Une des forces principales de Casanova est de saisir l’imprévu au vol. Au milieu d’une partie de pharaon, au cours d’une conversation, d’un voyage, il bouleverse tout à coup ses projets. Il est entraîné par une offre alléchante, par les attraits d’une belle inconnue – une de ces nombreuses aventurières que ses Mémoires nous montrent parcourant le monde, seule ou accompagnée de complices. Elles sont actrices, chanteuses, danseuses. Elles vont rêvant la célébrité, l’obtenant parfois, non sans ruiner, au passage, un duc ou un prince. Ou bien ce sont des amoureuses déçues, en quête de leur trompeur. À moins que ce ne soit l’inverse : des joueuses à la recherche de dupes. Elles sont enveloppées dans des manteaux de voyage couleur puce, le visage dissimulé sous des grands chapeaux. Elles se déguisent en militaires, en domestiques, en religieuses, en honnêtes femmes. L’Europe de Casanova est un vaste théâtre ambulant, un cirque où ne manquent ni les monstres ni les numéros de magie. Les femmes y jouent des rôles multiples, et d’abord celui de proposer, sans insister, des énigmes que le libertin se donne rarement la peine de résoudre. C’est ainsi qu’elles restent aussi inconnues qu’au premier regard.

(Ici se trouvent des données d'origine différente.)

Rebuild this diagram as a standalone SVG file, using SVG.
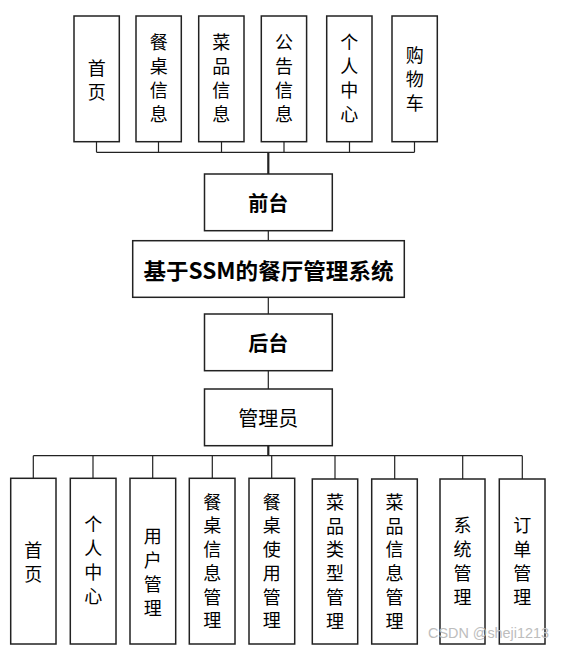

Casanova fait systématiquement profession de non-système. Il se fixe comme règle de vie la dépossession, l’abandon à tout ce qui survient. Cette apparente passivité, à l’antithèse de la manipulation donjuanesque, cette absence de résistance opposée au monde, est une autre manière d’obtenir le plaisir. En se laissant à chaque fois comme prendre au dépourvu, surprendre par la nouveauté de la situation. Voyez cet épisode de jeunesse : Casanova alors abbé à Rome est sommé de renoncer à la carrière ecclésiastique (il est compromis dans une affaire de fugue. Il a abrité une jeune fille enceinte). Le cardinal Acquaviva fait venir l’imprudent. Son Éminence qui éprouve beaucoup de sympathie pour le jeune étourdi lui demande de choisir lui-même le lieu de son exil : « Il m’encouragea avec bonté, écrit Casanova, et me pressant de lui dire dans quel lieu de l’Europe je voulais aller, le mot que le désespoir et le dépit me fit sortir de ma bouche fut Constantinople.
— Constantinople ?, me dit-il reculant de deux pas.
— Oui, monseigneur, Constantinople, lui répétai-je en essuyant mes larmes.² »
Scène exemplaire de l’émotivité casanovienne (plutôt encline aux larmes, surtout en présence de quelqu’un), et des ruses qu’il déploie pour faire de son existence un théâtre dont il est, non seulement le metteur en scène et principal acteur, mais aussi le spectateur étonné et ravi – un spectateur sans cesse en demande de nouveauté. L’une des tristesses de la vieillesse, dira Casanova, est de ne plus pouvoir se procurer du nouveau ailleurs que dans les gazettes…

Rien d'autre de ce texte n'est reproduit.